Moreover, the new movie's structure almost exactly duplicates the 1978 entry. Superman comes to Earth. He finds his foster mom. He takes up his job at the Daily Planet. He begins saving lives and keeping people out of mischief. His dual identity as Clark Kent and Superman gives him romantic trouble as Lois sees Clark as a dork and Superman as a super man, with the requisite flying duet. Lex Luthor is on the loose, having been released from prison on a technicality, and he's up to his usual no good (actually, worse than ever, about to kill billions of people with a cockamamie scheme that will destroy most of North America). Kryptonite plays a big part in the goings on, and everything ends with the notion of another movie in the near future. Oh, and the heroic music that John Williams gave us in 1978 again underlines many key scenes.

OK, so what's new about the film? New actors in key roles create a slightly different perspective. Kate Bosworth is the current Lois Lane, and Lois is now a mother with a five-year-old son in tow, and a fiancée, Richard White (James Marsden), the nephew of the Daily Planet's editor. Although this situation makes the Clark Kent-Superman-Lois Lane relationship more complex than before, Bosworth is less interesting and less involved with the other characters than Margot Kidder was. Interestingly, too, even though five years are supposed to have gone by since the last time we saw Lois, Ms. Bosworth is actually about seven years younger than Kidder was when Kidder first played the role. Well, this is a fantasy, after all, and I guess in fantasies it's possible for people to get younger as the years go on. Seems to happen in Hollywood all the time look at anybody over thirty-five.

Kevin Spacey is the new Lex Luthor, and he plays it straighter than Gene Hackman did. Luthor is now more seriously menacing, less a cartoon character, and practically steals the show. I'm not suggesting Spacey is any better than Hackman in the role, just different enough to give "Superman Returns" some edge, and a little needed energy. Parker Posey plays Luther's girlfriend, Kitty Kowalski, replacing Ned Beatty and Valerie Perrine in one fell swoop and doing a good job at it as a semi-comic foil to Spacey's deadpan Luthor. And Frank Langella and Sam Huntington do respectable jobs as Editor-in-Chief Perry White and young Jimmy Olsen.

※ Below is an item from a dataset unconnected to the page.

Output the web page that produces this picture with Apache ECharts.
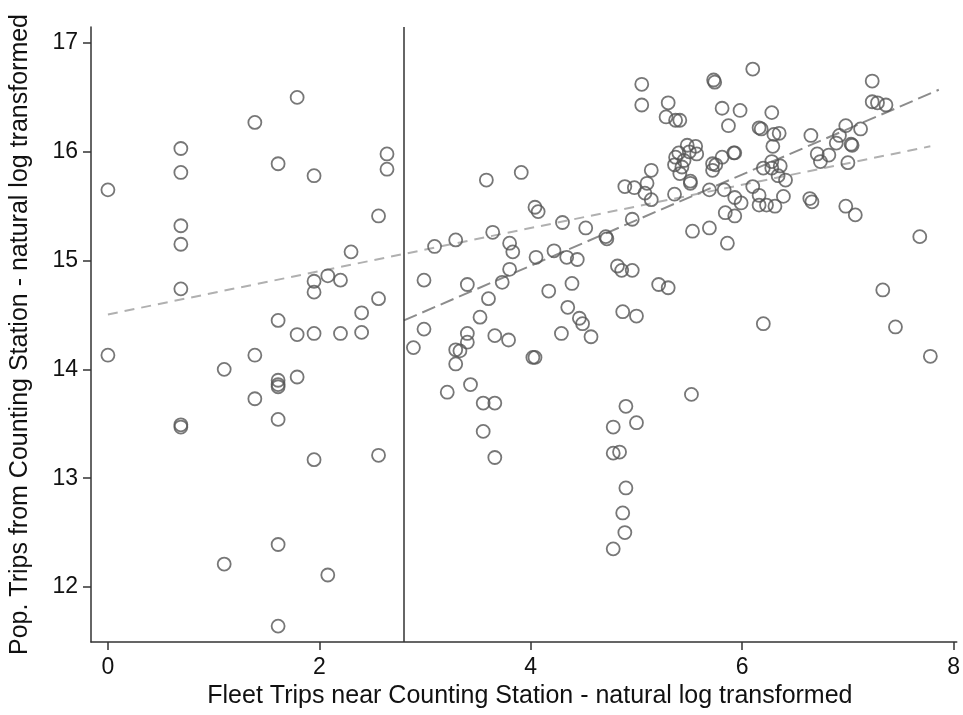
<!DOCTYPE html>
<html>
<head>
<meta charset="utf-8">
<script src="https://cdn.jsdelivr.net/npm/echarts@6/dist/echarts.min.js"></script>
<style>
html,body{margin:0;padding:0;background:#fff;}
#chart{width:963px;height:715px;}
</style>
</head>
<body>
<div id="chart"></div>
<script>
// Left group (x below threshold)
const leftX = [0,0,0.69,0.69,0.69,0.69,0.69,0.69,0.69,1.10,1.10,1.39,1.39,1.39,1.61,1.61,1.61,1.61,1.61,1.61,1.61,1.61,1.79,1.79,1.79,1.95,1.95,1.95,1.95,1.95,2.08,2.08,2.20,2.20,2.30,2.40,2.40,2.56,2.56,2.56,2.64,2.64];
const leftY = [15.65,14.13,16.03,15.81,15.32,15.15,14.74,13.49,13.47,14.00,12.21,16.27,14.13,13.73,15.89,14.45,13.90,13.86,13.84,13.54,12.39,11.64,16.50,14.32,13.93,15.78,14.81,14.71,14.33,13.17,14.86,12.11,14.82,14.33,15.08,14.52,14.34,15.41,14.65,13.21,15.98,15.84];

// Right group (x above threshold)
const rightX = [5.05,5.05,5.30,5.28,5.37,5.41,3.58,3.91,4.04,4.07,5.14,5.10,4.89,4.98,5.08,5.14,5.36,5.51,5.53,
4.96,4.30,4.52,3.64,3.09,3.29,3.80,3.83,4.71,4.72,4.05,4.22,4.34,4.44,3.80,
2.99,3.40,3.73,4.39,4.82,4.86,4.96,5.21,5.30,
3.60,4.17,3.52,4.35,4.46,4.49,4.87,5.00,
2.99,3.40,3.40,3.66,3.79,4.29,4.57,2.89,3.29,3.33,3.29,4.02,4.04,
3.21,3.43,3.55,3.66,3.55,3.66,5.52,4.90,5.00,4.78,4.78,4.84,4.90,4.87,4.89,4.78,
6.10,5.73,5.74,7.23,5.81,5.98,6.28,5.87,6.16,6.18,6.30,6.35,6.29,7.23,7.28,7.36,
6.65,6.98,7.12,6.92,6.89,7.03,7.04,6.71,6.82,6.74,7.00,
5.48,5.56,5.40,5.50,5.57,5.37,5.45,5.36,5.43,5.41,5.51,
5.72,5.75,5.72,5.81,5.92,5.93,5.69,5.83,5.93,5.99,5.84,5.93,5.69,5.86,
6.10,6.16,6.20,6.28,6.28,6.36,6.34,6.41,6.39,6.16,6.23,6.31,6.64,6.66,6.98,7.07,
7.68,6.20,7.33,7.45,7.78];
const rightY = [16.62,16.43,16.45,16.32,16.29,16.29,15.74,15.81,15.49,15.45,15.83,15.71,15.68,15.67,15.62,15.56,15.61,15.71,15.27,
15.38,15.35,15.30,15.26,15.13,15.19,15.16,15.08,15.22,15.20,15.03,15.09,15.03,15.01,14.92,
14.82,14.78,14.80,14.79,14.95,14.91,14.91,14.78,14.75,
14.65,14.72,14.48,14.57,14.47,14.42,14.53,14.49,
14.37,14.33,14.25,14.31,14.27,14.33,14.30,14.20,14.18,14.17,14.05,14.11,14.11,
13.79,13.86,13.69,13.69,13.43,13.19,13.77,13.66,13.51,13.47,13.23,13.24,12.91,12.68,12.50,12.35,
16.76,16.66,16.64,16.65,16.40,16.38,16.36,16.24,16.22,16.21,16.16,16.17,16.05,16.46,16.45,16.43,
16.15,16.24,16.21,16.15,16.08,16.07,16.06,15.98,15.97,15.91,15.90,
16.06,16.05,15.99,16.00,15.98,15.95,15.92,15.88,15.86,15.80,15.73,
15.89,15.88,15.83,15.95,15.99,15.99,15.65,15.65,15.58,15.53,15.44,15.41,15.30,15.16,
15.68,15.60,15.85,15.91,15.85,15.87,15.78,15.74,15.59,15.51,15.51,15.50,15.57,15.54,15.50,15.42,
15.22,14.42,14.73,14.39,14.12];

// Fitted lines (end points)
const fitAllX = [0, 7.78];
const fitAllY = [14.505, 16.05];
const fitRightX = [2.8, 7.86];
const fitRightY = [14.45, 16.57];
const cutoffX = 2.8;

const xTicks = [0, 2, 4, 6, 8];
const yTicks = [12, 13, 14, 15, 16, 17];

const FONT = 'Liberation Sans, Arial, Helvetica, sans-serif';
const pts = [];
leftX.forEach((x, i) => pts.push([x, leftY[i]]));
rightX.forEach((x, i) => pts.push([x, rightY[i]]));

const chart = echarts.init(document.getElementById('chart'), null, {renderer: 'canvas'});
chart.setOption({
  animation: false,
  backgroundColor: '#fff',
  grid: {left: 91, right: 3, top: 27, bottom: 73, containLabel: false},
  xAxis: {
    type: 'value', min: -0.16, max: 8.03,
    name: 'Fleet Trips near Counting Station - natural log transformed',
    nameLocation: 'middle', nameGap: 41,
    nameTextStyle: {fontFamily: FONT, fontSize: 25, color: '#111', padding: [0, 0, 0, 12]},
    splitLine: {show: false},
    axisLine: {show: true, onZero: false, lineStyle: {color: '#333', width: 1.5}},
    axisTick: {show: true, length: 8, lineStyle: {color: '#333', width: 1.5}, customValues: xTicks},
    axisLabel: {fontFamily: FONT, fontSize: 23, color: '#111', margin: 14, customValues: xTicks}
  },
  yAxis: {
    type: 'value', min: 11.494, max: 17.147,
    name: 'Pop. Trips from Counting Station - natural log transformed',
    nameLocation: 'middle', nameGap: 58, nameRotate: 90,
    nameTextStyle: {fontFamily: FONT, fontSize: 25, color: '#111'},
    splitLine: {show: false},
    axisLine: {show: true, onZero: false, lineStyle: {color: '#333', width: 1.5}},
    axisTick: {show: true, length: 8, lineStyle: {color: '#333', width: 1.5}, customValues: yTicks},
    axisLabel: {fontFamily: FONT, fontSize: 23, color: '#111', margin: 13, customValues: yTicks}
  },
  series: [
    {
      type: 'line', data: fitAllX.map((x, i) => [x, fitAllY[i]]), symbol: 'none', z: 1,
      lineStyle: {color: '#b0b0b0', width: 2, type: [10, 7]}, silent: true
    },
    {
      type: 'line', data: fitRightX.map((x, i) => [x, fitRightY[i]]), symbol: 'none', z: 1,
      lineStyle: {color: '#8c8c8c', width: 2, type: [14, 6]}, silent: true
    },
    {
      type: 'scatter', data: pts, symbol: 'circle', symbolSize: 13, z: 3,
      itemStyle: {color: 'rgba(0,0,0,0)', borderColor: '#555', borderWidth: 1.8},
      markLine: {
        silent: true, symbol: 'none', label: {show: false},
        lineStyle: {color: '#333', width: 1.5, type: 'solid'},
        data: [{xAxis: cutoffX}]
      }
    }
  ]
});
</script>
</body>
</html>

This time out, the film portrays Superman more than ever as a Savior of Mankind, with Jor-El more than ever a god. It's not just the same Jor-El voice-over that helps create this mood but the fact that Superman's super powers are more super than they've ever been. Not only can he stop speeding jet planes, he can carry an entire continent into outer space. (Don't ask. You gotta see it.)

Then there's that five-year-old, little Jason White (Tristan Lake Leabu), to contend with. He turns out to be the most enigmatic character in the film, his personality both sweet and mysterious, and again we can smell sequel written all over him as well as the rest of the movie.

Here's the thing: In his previous big film, director Bryan Singer infused "X-Men 2" with a heart and soul I thought were missing from the first "X-Men" movie, and it's clear he tried to do the same here. "Superman Returns" has its fair share of thrills, including an extraordinary sequence early on involving a shuttle craft and a jet airliner, but it also has long stretches of character interaction and dialogue, things you don't always see or expect in an action-adventure film. Some of it works, and some of it doesn't. While the Superman-Lois Lane relationship opens out nicely, an extended sequence at the film's climax with a "Snow White" ending goes on much too long. In fact, the whole movie goes on too long.